Beyond his expertise in the gym, Kraft was generous. He gave a suit to a wrestler who couldn’t afford one. Wrestlers with little money lived rent-free in a house Kraft bought.

Foreside came from a troubled family in Maywood and did not know his father. “Kraft filled that void,” he said.

In a workout at Northwestern, where Kraft’s brother Ken coached and son Michael wrestled, Foreside and an opponent were in a heated match that got out of control. Triton coaches restrained Foreside, pulling hair out of his head in their attempt to hold him back, he said. Foreside popped the person in front of him — his coach.

Foreside thought he might go to jail. He wasn’t some teenager. He was 26. He had been in the Army and wrestled successfully overseas but had failed at self-restraint.

Pressured by friends and administrators to kick Foreside out, Kraft scoffed.

“He said he was not turning me over to the streets,” Foreside said.

“I can’t think of too many coaches that would have done the same thing,” Kraft’s son told me in a Facebook message. “It seems my dad made the right decision even if it’s not the one I would have made.”

It helped Foreside get his act together. He became a Maywood firefighter and retired last year. For 16 years he stressed fundamentals and technique to kids from poor neighborhoods for the Gladiators club he founded.

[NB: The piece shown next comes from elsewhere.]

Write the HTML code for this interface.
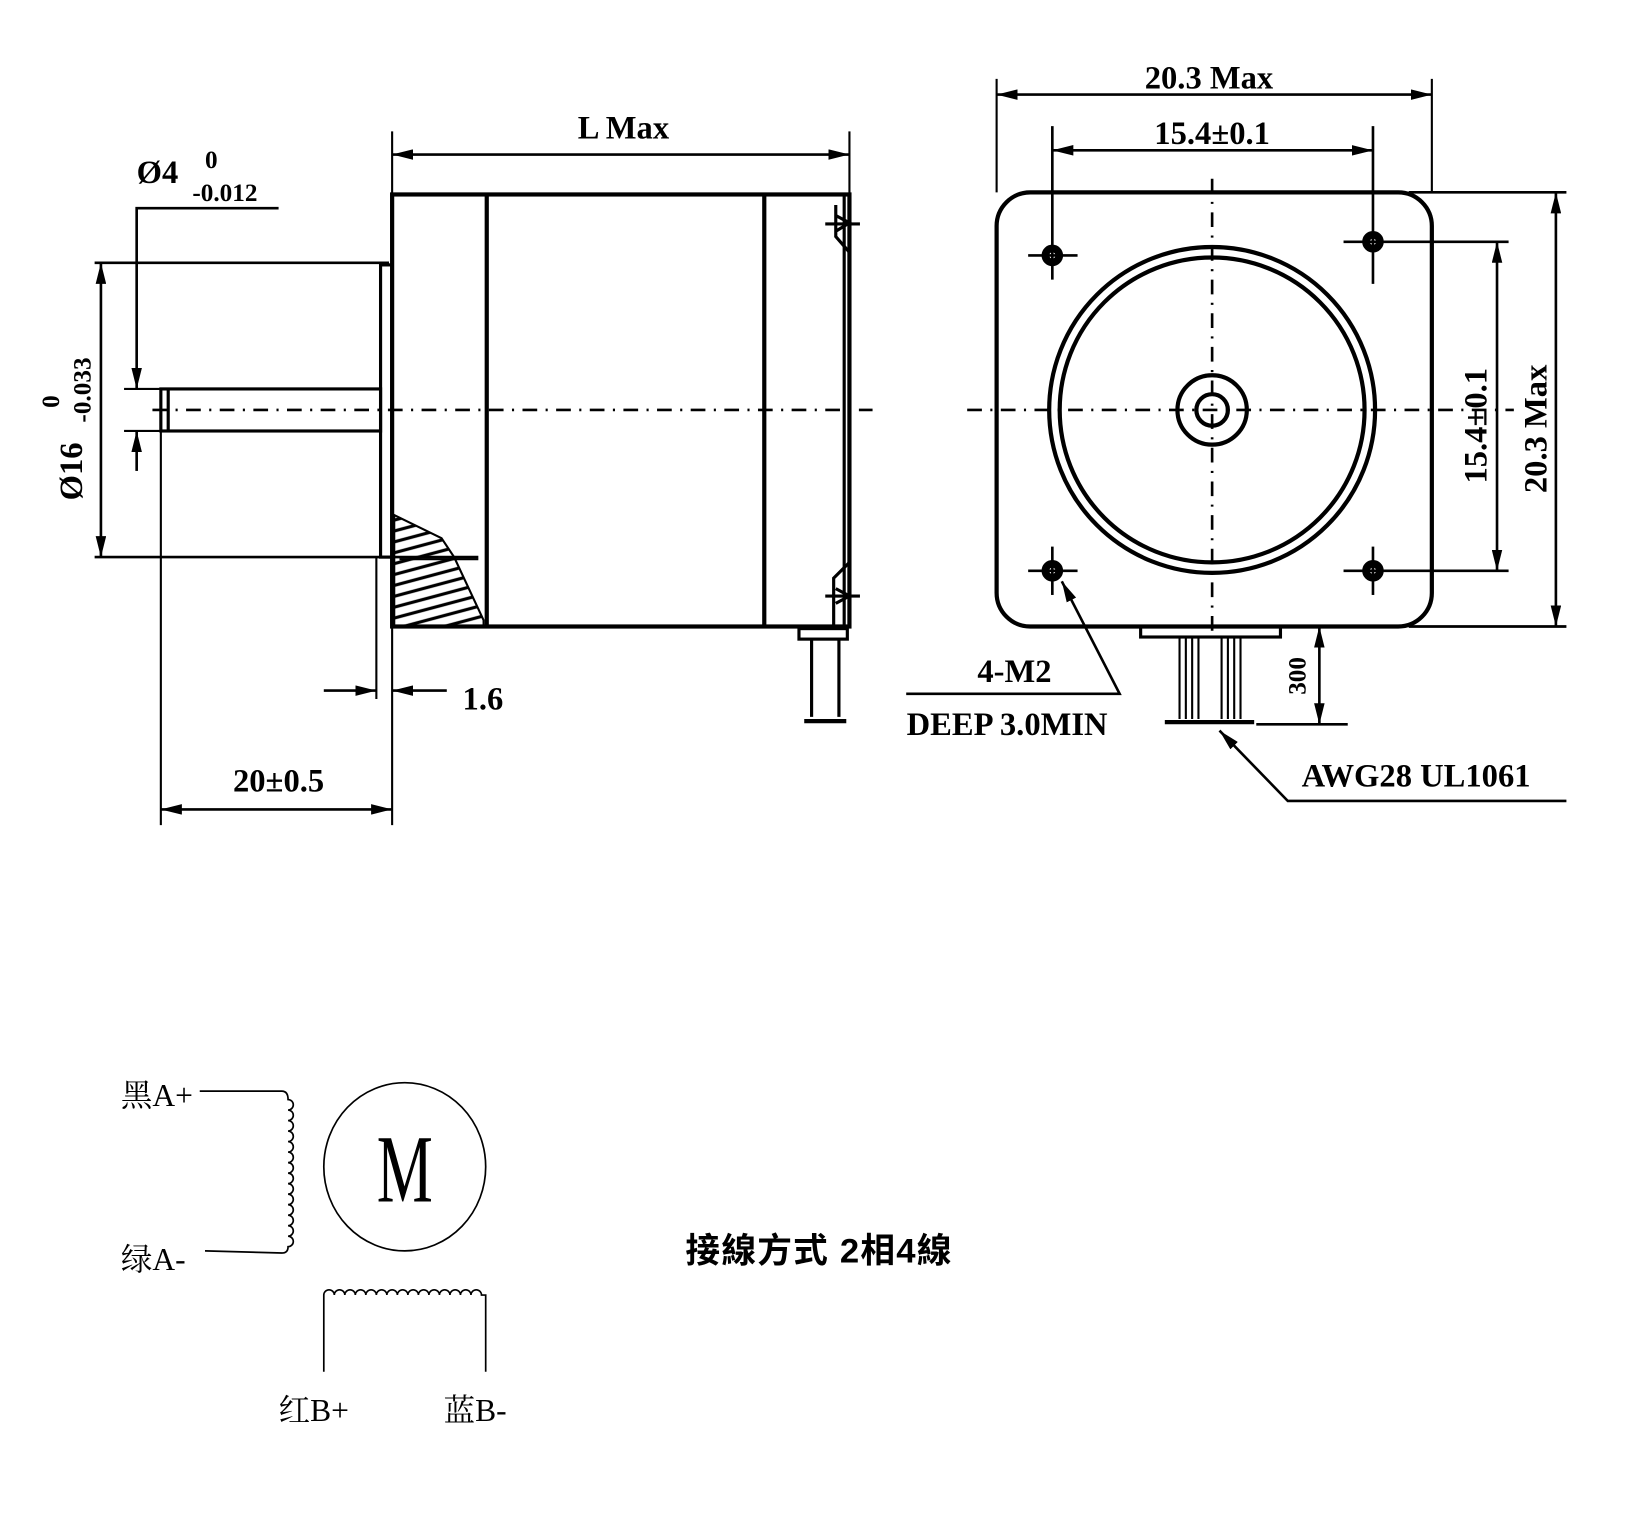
<!DOCTYPE html>
<html><head><meta charset="utf-8"><style>
html,body{margin:0;padding:0;background:#fff;}
svg{display:block;}
text{font-family:"Liberation Serif","Noto Serif CJK SC",serif;font-weight:bold;fill:#000;}
</style></head><body>
<svg width="1640" height="1520" viewBox="0 0 1560 1446" preserveAspectRatio="none" xmlns="http://www.w3.org/2000/svg">
<defs>
<marker id="a" viewBox="0 0 20 10" refX="20" refY="5" markerWidth="20" markerHeight="10" markerUnits="userSpaceOnUse" orient="auto-start-reverse"><path d="M0,0 L20,5 L0,10 z" fill="#000"/></marker>
<pattern id="h" width="10" height="10" patternUnits="userSpaceOnUse" patternTransform="rotate(-15)"><line x1="0" y1="5" x2="10" y2="5" stroke="#000" stroke-width="3"/></pattern>
</defs>
<g stroke="#000" fill="none" stroke-width="2">
<rect x="373" y="185" width="435" height="411" stroke-width="4"/>
<line x1="463" y1="185" x2="463" y2="596" stroke-width="4"/>
<line x1="727" y1="185" x2="727" y2="596" stroke-width="4"/>
<line x1="803" y1="185" x2="803" y2="596" stroke-width="3"/>
<path d="M795,195 L795,225 L808,240 M795,205 L808,212 L795,220 M785,213 L818,213" stroke-width="3"/>
<path d="M808,535 L793,550 L793,596 M795,560 L808,567 L795,574 M785,567 L818,567" stroke-width="3"/>
<path d="M375,490 L420,512 L432,530 L460,590 L460,596 L375,596 Z" fill="url(#h)" stroke-width="2"/>
<line x1="380" y1="532" x2="455" y2="532" stroke-width="2"/>
<rect x="362" y="252" width="11" height="278" stroke-width="3"/>
<rect x="153" y="370" width="209" height="40" stroke-width="3"/>
<line x1="160" y1="370" x2="160" y2="410" stroke-width="3"/>
<line x1="373" y1="125" x2="373" y2="785" stroke-width="2"/>
<line x1="358" y1="530" x2="358" y2="665" stroke-width="2"/>
<line x1="145" y1="390" x2="830" y2="390" stroke-dasharray="14,8,2,8" stroke-width="2.5"/>
<rect x="760" y="598" width="46" height="10" stroke-width="3"/>
<line x1="772" y1="608" x2="772" y2="682" stroke-width="3"/>
<line x1="798" y1="608" x2="798" y2="682" stroke-width="3"/>
<line x1="765" y1="686" x2="805" y2="686" stroke-width="4"/>
<line x1="808" y1="125" x2="808" y2="185"/>
<line x1="373" y1="147" x2="808" y2="147" marker-start="url(#a)" marker-end="url(#a)" stroke-width="2.5"/>
<polyline points="265,198 130,198 130,370" marker-end="url(#a)" stroke-width="2.5"/>
<line x1="130" y1="448" x2="130" y2="410" marker-end="url(#a)" stroke-width="2.5"/>
<line x1="118" y1="370" x2="153" y2="370"/>
<line x1="118" y1="410" x2="153" y2="410"/>
<line x1="90" y1="250" x2="370" y2="250" stroke-width="2.5"/>
<line x1="90" y1="530" x2="455" y2="530" stroke-width="2.5"/>
<line x1="96" y1="250" x2="96" y2="530" marker-start="url(#a)" marker-end="url(#a)" stroke-width="2.5"/>
<line x1="308" y1="657" x2="358" y2="657" marker-end="url(#a)" stroke-width="2.5"/>
<line x1="425" y1="657" x2="373" y2="657" marker-end="url(#a)" stroke-width="2.5"/>
<line x1="153" y1="410" x2="153" y2="785"/>
<line x1="153" y1="770" x2="373" y2="770" marker-start="url(#a)" marker-end="url(#a)" stroke-width="2.5"/>

<rect x="948" y="183" width="414" height="413" rx="32" stroke-width="4"/>
<circle cx="1153" cy="390" r="155" stroke-width="4"/>
<circle cx="1153" cy="390" r="145" stroke-width="4"/>
<circle cx="1153" cy="390" r="33" stroke-width="4"/>
<circle cx="1153" cy="390" r="15" stroke-width="4"/>
<line x1="920" y1="390" x2="1440" y2="390" stroke-dasharray="14,8,2,8" stroke-width="2.5"/>
<line x1="1153" y1="170" x2="1153" y2="605" stroke-dasharray="14,8,2,8" stroke-width="2.5"/>
<g stroke-width="2.5">
<circle cx="1001" cy="243" r="9" fill="#000"/><circle cx="1001" cy="243" r="3" fill="#fff" stroke="none"/>
<line x1="978" y1="243" x2="1025" y2="243"/><line x1="1001" y1="120" x2="1001" y2="266"/>
<circle cx="1306" cy="230" r="9" fill="#000"/><circle cx="1306" cy="230" r="3" fill="#fff" stroke="none"/>
<line x1="1278" y1="230" x2="1435" y2="230"/><line x1="1306" y1="120" x2="1306" y2="270"/>
<circle cx="1001" cy="543" r="9" fill="#000"/><circle cx="1001" cy="543" r="3" fill="#fff" stroke="none"/>
<line x1="978" y1="543" x2="1025" y2="543"/><line x1="1001" y1="520" x2="1001" y2="566"/>
<circle cx="1306" cy="543" r="9" fill="#000"/><circle cx="1306" cy="543" r="3" fill="#fff" stroke="none"/>
<line x1="1278" y1="543" x2="1435" y2="543"/><line x1="1306" y1="520" x2="1306" y2="566"/>
</g>
<line x1="948" y1="75" x2="948" y2="183"/>
<line x1="1362" y1="75" x2="1362" y2="183"/>
<line x1="948" y1="90" x2="1362" y2="90" marker-start="url(#a)" marker-end="url(#a)" stroke-width="2.5"/>
<line x1="1001" y1="143" x2="1306" y2="143" marker-start="url(#a)" marker-end="url(#a)" stroke-width="2.5"/>
<line x1="1424" y1="230" x2="1424" y2="543" marker-start="url(#a)" marker-end="url(#a)" stroke-width="2.5"/>
<line x1="1340" y1="183" x2="1490" y2="183" stroke-width="2.5"/>
<line x1="1340" y1="596" x2="1490" y2="596" stroke-width="2.5"/>
<line x1="1480" y1="183" x2="1480" y2="596" marker-start="url(#a)" marker-end="url(#a)" stroke-width="2.5"/>
<rect x="1085" y="596" width="133" height="10" stroke-width="3"/>
<g stroke-width="2">
<line x1="1122" y1="606" x2="1122" y2="684"/><line x1="1128" y1="606" x2="1128" y2="684"/><line x1="1134" y1="606" x2="1134" y2="684"/><line x1="1140" y1="606" x2="1140" y2="684"/>
<line x1="1162" y1="606" x2="1162" y2="684"/><line x1="1168" y1="606" x2="1168" y2="684"/><line x1="1174" y1="606" x2="1174" y2="684"/><line x1="1180" y1="606" x2="1180" y2="684"/>
</g>
<line x1="1108" y1="687" x2="1193" y2="687" stroke-width="4"/>
<line x1="1195" y1="689" x2="1282" y2="689" stroke-width="2.5"/>
<line x1="1255" y1="596" x2="1255" y2="689" marker-start="url(#a)" marker-end="url(#a)" stroke-width="2.5"/>
<polyline points="862,660 1065,660 1010,553" marker-end="url(#a)" stroke-width="2.5"/>
<polyline points="1490,762 1225,762 1160,695" marker-end="url(#a)" stroke-width="2.5"/>

<g stroke-width="1.6">
<path d="M190,1038 L268,1038 q6,0 6,8 a5,5 0 0 1 0,10 a5,5 0 0 1 0,10 a5,5 0 0 1 0,10 a5,5 0 0 1 0,10 a5,5 0 0 1 0,10 a5,5 0 0 1 0,10 a5,5 0 0 1 0,10 a5,5 0 0 1 0,10 a5,5 0 0 1 0,10 a5,5 0 0 1 0,10 a5,5 0 0 1 0,10 a5,5 0 0 1 0,10 a5,5 0 0 1 0,10 a5,5 0 0 1 0,10 q0,6 -6,6 L195,1190"/>
<ellipse cx="385" cy="1110" rx="77" ry="80"/>
<path d="M308,1305 L308,1232 a5,5 0 0 1 10,0 a5,5 0 0 1 10,0 a5,5 0 0 1 10,0 a5,5 0 0 1 10,0 a5,5 0 0 1 10,0 a5,5 0 0 1 10,0 a5,5 0 0 1 10,0 a5,5 0 0 1 10,0 a5,5 0 0 1 10,0 a5,5 0 0 1 10,0 a5,5 0 0 1 10,0 a5,5 0 0 1 10,0 a5,5 0 0 1 10,0 a5,5 0 0 1 10,0 a5,5 0 0 1 10,0 L462,1232 L462,1305"/>
</g>
</g>
<g font-size="31">
<text x="593" y="132" text-anchor="middle">L Max</text>
<text x="130" y="174">Ø4</text>
<text x="195" y="160" font-size="24">0</text>
<text x="183" y="191" font-size="24">-0.012</text>
<text transform="translate(78,476) rotate(-90)">Ø16</text>
<text transform="translate(56,388) rotate(-90)" font-size="24">0</text>
<text transform="translate(86,402) rotate(-90)" font-size="24">-0.033</text>
<text x="440" y="675">1.6</text>
<text x="265" y="753" text-anchor="middle">20±0.5</text>
<text x="1150" y="84" text-anchor="middle">20.3 Max</text>
<text x="1153" y="137" text-anchor="middle">15.4±0.1</text>
<text transform="translate(1414,405) rotate(-90)" text-anchor="middle">15.4±0.1</text>
<text transform="translate(1471,408) rotate(-90)" text-anchor="middle">20.3 Max</text>
<text transform="translate(1242,643) rotate(-90)" text-anchor="middle" font-size="24">300</text>
<text x="965" y="649" text-anchor="middle">4-M2</text>
<text x="958" y="699" text-anchor="middle">DEEP 3.0MIN</text>
<text x="1347" y="748" text-anchor="middle">AWG28 UL1061</text>
</g>
<g>
<text x="115" y="1052" font-size="30" style="font-weight:normal">黑A+</text>
<text x="115" y="1208" font-size="30" style="font-weight:normal">绿A-</text>
<text x="265" y="1352" font-size="30" style="font-weight:normal">红B+</text>
<text x="422" y="1352" font-size="30" style="font-weight:normal">蓝B-</text>
<text transform="translate(385,1143) scale(0.75,1.15)" font-size="80" text-anchor="middle" style="font-weight:normal">M</text>
</g>
<text x="652" y="1201" font-size="33" textLength="253" style="font-family:'Liberation Sans','Noto Sans CJK TC',sans-serif;font-weight:bold">接線方式 2相4線</text>
</svg>
</body></html>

He coached his son, Carl Jr., who became a state champion for Montini Catholic.

“What a success story,” said Jim Maraviglia, a former assistant to Kraft who is an associate vice provost at Cal Poly-San Luis Obispo. “What a role model for a tough neighborhood.”

It all came down to a second chance.

“I felt special,” Foreside said of the relationship with his coach. “I still feel special.”